Volatility is coming, says GSFM


Volatility is expected to make a comeback, with the global economic outlook looking uncertain and stock selection being key to outperforming, according to Grant Samuel Funds Management (GSFM).
Among the biggest clouds over the global economy were the trade wars which would be detrimental to the global growth, along with rising interest rates and increasing inflation risk in the US.
Another risk would come from the oil market disruption, as Iran threatened to block the Hormuz Strait, causing a real threat to global economic prosperity, the firm said.
According to Simon Ho, chief investment officer at Triple3 Partners, given these circumstances the withdrawal from the equity market would still not be a solution for investors.
“Withdrawing from equity markets is not the answer, as over the long run they tend to do well,” he said.
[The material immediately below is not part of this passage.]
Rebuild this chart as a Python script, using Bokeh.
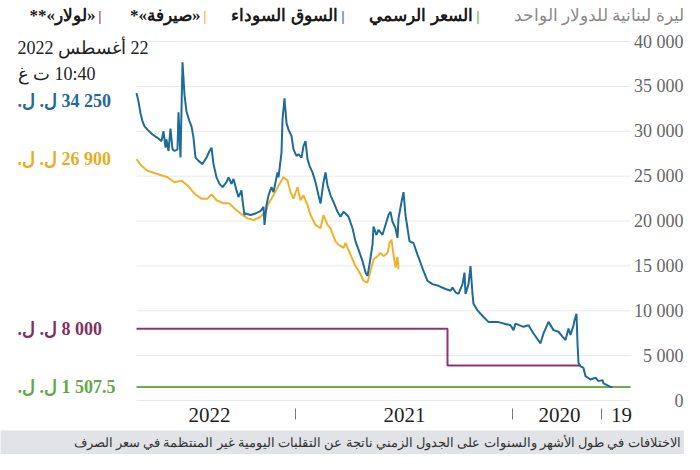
import re
from bokeh.plotting import figure
from bokeh.models import Range1d, Label, LabelSet, ColumnDataSource
from bokeh.layouts import column
from bokeh.core.properties import value
from bokeh.embed import file_html
from bokeh.resources import INLINE

# ---------------- data (x = observation index along the timeline, newest = 494) ----------------
blue_idx = [18, 20, 23, 27, 28, 32, 35, 40, 45, 47, 50, 52, 53, 54, 56, 57, 60, 62, 65, 68, 72, 77,
            82, 87, 90, 97, 102, 107, 115, 117, 120, 127, 133, 142, 147, 153, 157, 158, 160, 162,
            165, 166, 168, 172, 175, 178, 180, 185, 192, 198, 203, 207, 210, 213, 217, 221, 223,
            225, 227, 229, 232, 233, 235, 238, 240, 242, 246, 248, 252, 254, 257, 258, 261, 263,
            265, 268, 272, 275, 278, 282, 285, 287, 290, 293, 297, 300, 303, 305, 307, 310, 312,
            315, 318, 321, 323, 325, 327, 329, 332, 334, 337, 339, 342, 344, 346, 348, 349, 352,
            353, 355, 357, 359, 362, 364, 366, 367, 370, 375, 380, 385, 386, 388, 389, 392, 394,
            397, 399, 402, 404, 408, 411, 414, 417, 419, 421, 424, 428, 432, 435, 437, 439, 441,
            444, 446, 448, 450, 452, 453, 456, 458, 460, 462, 464, 465, 467, 469, 473, 478, 483,
            486, 488, 490, 492, 494]
blue_val = [1510, 1510, 1680, 1900, 2270, 2160, 2530, 2340, 2710, 3630, 3810, 4180, 6370, 9670,
            8930, 8390, 7290, 8020, 6740, 7110, 7660, 7840, 8760, 7470, 6370, 7470, 8390, 8210,
            8570, 7840, 8390, 8570, 8760, 8760, 9300, 10040, 10770, 11870, 14980, 12970, 11870,
            14250, 12970, 11870, 12050, 12600, 12230, 12420, 12780, 12970, 13330, 14430, 15350,
            16260, 17550, 17730, 19190, 20660, 23220, 22120, 20290, 18100, 19190, 19920, 21020,
            20660, 19190, 18460, 19010, 18460, 19380, 17360, 15160, 13880, 14250, 15530, 16810,
            17730, 19190, 20470, 20840, 21020, 20470, 21020, 22120, 22860, 23960, 25420, 24320,
            21950, 22860, 24320, 25420, 26150, 26890, 28900, 28350, 27070, 27440, 27250, 27990,
            29450, 30180, 30910, 33660, 31280, 27620, 24870, 25420, 24320, 23220, 23770, 22860,
            21760, 19560, 21570, 21100, 20840, 20660, 20840, 20660, 22310, 23410, 22670, 23410,
            24690, 24140, 24870, 24320, 23770, 24140, 24870, 26340, 28170, 27800, 27070, 26340,
            26700, 27070, 29270, 30550, 31100, 32200, 34030, 37690, 27070, 32120, 27990, 27800,
            27990, 30300, 27800, 29090, 28170, 30000, 28900, 29270, 29640, 30180, 30550, 31100,
            32010, 33300, 34250]

sayrafa_idx = [232, 233, 235, 237, 239, 241, 243, 247, 250, 253, 257, 260, 263, 267, 270, 275,
               280, 285, 287, 292, 295, 300, 303, 307, 310, 315, 320, 323, 327, 330, 333, 337,
               340, 343, 347, 352, 357, 362, 365, 370, 377, 383, 390, 396, 401, 408, 414, 419,
               423, 429, 436, 443, 449, 456, 463, 473, 483, 489, 494]
sayrafa_val = [14620, 16000, 14800, 16260, 17910, 17550, 16450, 16080, 16450, 16080, 15710, 14430,
               13150, 13330, 14070, 14980, 16260, 17550, 17000, 17360, 17730, 19190, 19560, 20660,
               19190, 19560, 20660, 21760, 22860, 22310, 23770, 22490, 23220, 24500, 24870, 23960,
               22860, 21950, 21020, 20470, 20110, 20290, 20840, 21390, 21940, 22010, 22310, 22970,
               22490, 22490, 23040, 23960, 24500, 24320, 24870, 25240, 25600, 26150, 26900]

lollar_idx = [50, 183, 494]
lollar_val = [3900, 8000, 8000]

official_idx = [0, 494]
official_val = [1507.5, 1507.5]

year_labels = ["2022", "2021", "2020", "19"]
year_label_idx = [421, 226, 71, 9]
year_start_idx = [335, 118, 29]

y_ticks = [0, 5000, 10000, 15000, 20000, 25000, 30000, 35000, 40000]
y_tick_labels = ["0", "5 000", "10 000", "15 000", "20 000", "25 000", "30 000", "35 000", "40 000"]

title_text = "ليرة لبنانية للدولار الواحد"
legend_texts = ["السعر الرسمي", "السوق السوداء", "«صيرفة»*", "«لولار»**"]
date_text = "22 أغسطس 2022"
time_text = "10:40 ت غ"
end_labels = ["34 250 ل. ل.", "26 900 ل. ل.", "8 000 ل. ل.", "1 507.5 ل. ل."]
footnote = "الاختلافات في طول الأشهر والسنوات على الجدول الزمني ناتجة عن التقلبات اليومية غير المنتظمة في سعر الصرف"

# ---------------- style ----------------
FONT = "Liberation Serif"
BLUE = "#1f6a99"
YELLOW = "#eeb32b"
PURPLE = "#8b3571"
GREEN = "#6aad4c"
FOOT_BG = "#e1e3e6"

def rtl(s):
    # right-to-left embedding; keep digit groups together as one number
    s = re.sub(r"(?<=\d) (?=\d)", "\u00a0", s)
    return "\u202b" + s + "\u202c"

X_NEW, X_OLD = 494, 0          # newest / oldest observation
Y_TOP = 40000
W, H, FOOT_H = 684, 430, 24
PLOT_L, PLOT_R, PLOT_T, PLOT_B = 136, 630, 41, 400   # data area inside the canvas
px_per_x = (PLOT_R - PLOT_L) / (X_NEW - X_OLD)
px_per_y = (PLOT_B - PLOT_T) / Y_TOP

# The frame covers the whole canvas so that the texts around the data area are not clipped;
# the ranges are widened so the data area keeps its place.
x_range = Range1d(X_NEW + PLOT_L / px_per_x, X_OLD - (W - PLOT_R) / px_per_x)
y_range = Range1d(-(H - PLOT_B) / px_per_y, PLOT_B / px_per_y)

chart = figure(width=W, height=H, x_range=x_range, y_range=y_range,
               toolbar_location=None, output_backend="svg",
               x_axis_location=None, y_axis_location=None, min_border=0,
               outline_line_color=None, background_fill_color="white", border_fill_color="white")
chart.grid.visible = False

# horizontal grid lines over the data area only
chart.segment(x0=[X_NEW] * len(y_ticks), x1=[X_OLD] * len(y_ticks), y0=y_ticks, y1=y_ticks,
              line_color="#e8e8e8", line_width=1)

# time axis: year separators and year labels below the zero line
sep_top = -8 / px_per_y
sep_bot = -19 / px_per_y
chart.segment(x0=year_start_idx, x1=year_start_idx, y0=[sep_top] * len(year_start_idx),
              y1=[sep_bot] * len(year_start_idx), line_color="#777777", line_width=1)
xsrc = ColumnDataSource(dict(x=year_label_idx, text=year_labels))
chart.add_layout(LabelSet(x="x", y=0, text="text", source=xsrc, y_offset=-14,
                          text_align="center", text_baseline="middle",
                          text_font=value(FONT), text_font_size="21px", text_color="#222222"))

# series
chart.line(official_idx, official_val, line_color=GREEN, line_width=2)
chart.step(lollar_idx, lollar_val, mode="after", line_color=PURPLE, line_width=2)
chart.line(sayrafa_idx, sayrafa_val, line_color=YELLOW, line_width=2)
chart.line(blue_idx, blue_val, line_color=BLUE, line_width=2)

# y tick labels on the right, right-aligned
ysrc = ColumnDataSource(dict(y=y_ticks, text=y_tick_labels))
chart.add_layout(LabelSet(x=X_OLD, y="y", text="text", source=ysrc, x_offset=53,
                          text_align="right", text_baseline="middle",
                          text_font=value(FONT), text_font_size="18px", text_color="#666666"))

# header: title + legend (RTL, anchored by right edge)
def top_label(text, x_off, color, bold=False, size="17px"):
    chart.add_layout(Label(x=X_NEW, y=Y_TOP, x_offset=x_off, y_offset=26, text=text,
                           text_align="right", text_baseline="middle", text_font=FONT,
                           text_font_size=size, text_color=color,
                           text_font_style="bold" if bold else "normal"))

top_label(title_text, 547, "#8a8a8a")
legend_colors = [GREEN, BLUE, YELLOW, PURPLE]
legend_bar_off = [343, 208, 70, -35]
legend_text_off = [336, 201, 64, -41]
for t, c, bo, to in zip(legend_texts, legend_colors, legend_bar_off, legend_text_off):
    top_label("|", bo, c, bold=True, size="15px")
    top_label(rtl(t), to, "#1a1a1a", bold=True)

# date / time
chart.add_layout(Label(x=X_NEW, y=Y_TOP, x_offset=-119, y_offset=-6, text=rtl(date_text),
                       text_align="left", text_baseline="middle", text_font=FONT,
                       text_font_size="18px", text_color="#222222",
                       background_fill_color="white"))
chart.add_layout(Label(x=X_NEW, y=Y_TOP, x_offset=-119, y_offset=-32, text=rtl(time_text),
                       text_align="left", text_baseline="middle", text_font=FONT,
                       text_font_size="18px", text_color="#222222"))

# end value labels
end_vals = [blue_val[-1], sayrafa_val[-1], lollar_val[-1], official_val[-1]]
end_colors = [BLUE, "#e9ac1f", "#84305f", "#66a84a"]
end_yoff = [-8, 0, 0, 0]
for t, v, c, yo in zip(end_labels, end_vals, end_colors, end_yoff):
    chart.add_layout(Label(x=X_NEW, y=v, x_offset=-119, y_offset=yo, text=rtl(t),
                           text_align="left", text_baseline="middle", text_font=FONT,
                           text_font_size="18px", text_font_style="bold", text_color=c))

# footnote band
foot = figure(width=W, height=FOOT_H, x_range=Range1d(0, 1), y_range=Range1d(0, 1),
              toolbar_location=None, output_backend="svg", x_axis_location=None,
              y_axis_location=None, min_border=0, outline_line_color=None,
              background_fill_color=FOOT_BG, border_fill_color=FOOT_BG)
foot.grid.visible = False
foot.add_layout(Label(x=1, y=0.5, x_offset=-4, text=footnote, text_align="right",
                      text_baseline="middle", text_font=FONT, text_font_size="13px",
                      text_color="#333333"))

p = column(chart, foot, spacing=0)
open("out.html", "w").write(file_html(p, INLINE))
“Instead, with volatility looming, investors should position their portfolios to protect against a market downturn. For instance, using options over the VIX can help mitigate portfolio losses when equity markets fall.”
Munro Partners, a global equity absolute return manager with a focus on growth equities, noted that there were still several sectors that would “show promise”.
“We have identified several areas of interest, where we expect to see market growth,” Munro’s chief investment executive, Nick Griffin, said.
“The top five are digital enterprise, internet disruption, digital payments, e-commerce and emerging consumer, and our holding in these sectors ranges from six to 12 per cent.
“With digital continuing to take share from traditional advertising, network effects are such that the advertising spending flows to the dominant digital platforms, such as Facebook and Google. And with digital channels making up only 22 per cent of global ad budgets, there is still room to grow.”
At the same time, the Australian market was predicted to be impacted by global developments, particularly with the housing cycle reaching its peak and with further efforts to rein in “aggressive mortgage lending”.
This would be further magnified by a renewed focus on responsible standards coming out of the Royal Commission and the market has already started to see weakness in house prices.
As far as portfolio positioning was concerned, Tribeca Investment Partners said that it had moved further underweight quality growth sectors.
“Domestically, we are positioned towards metals and new energy materials over bulk commodities within the resources sector and we are positioned more defensively in gaming and select industrials,” Tribeca portfolio manager, Sean Fenton said.
“We have increased the underweight to building materials, property developers and retail as the housing cycle rolls over.
“Globally, we are comfortable with the US growth profile and maintain overweight positions to US cyclicals and the cyclical recovery in Europe.”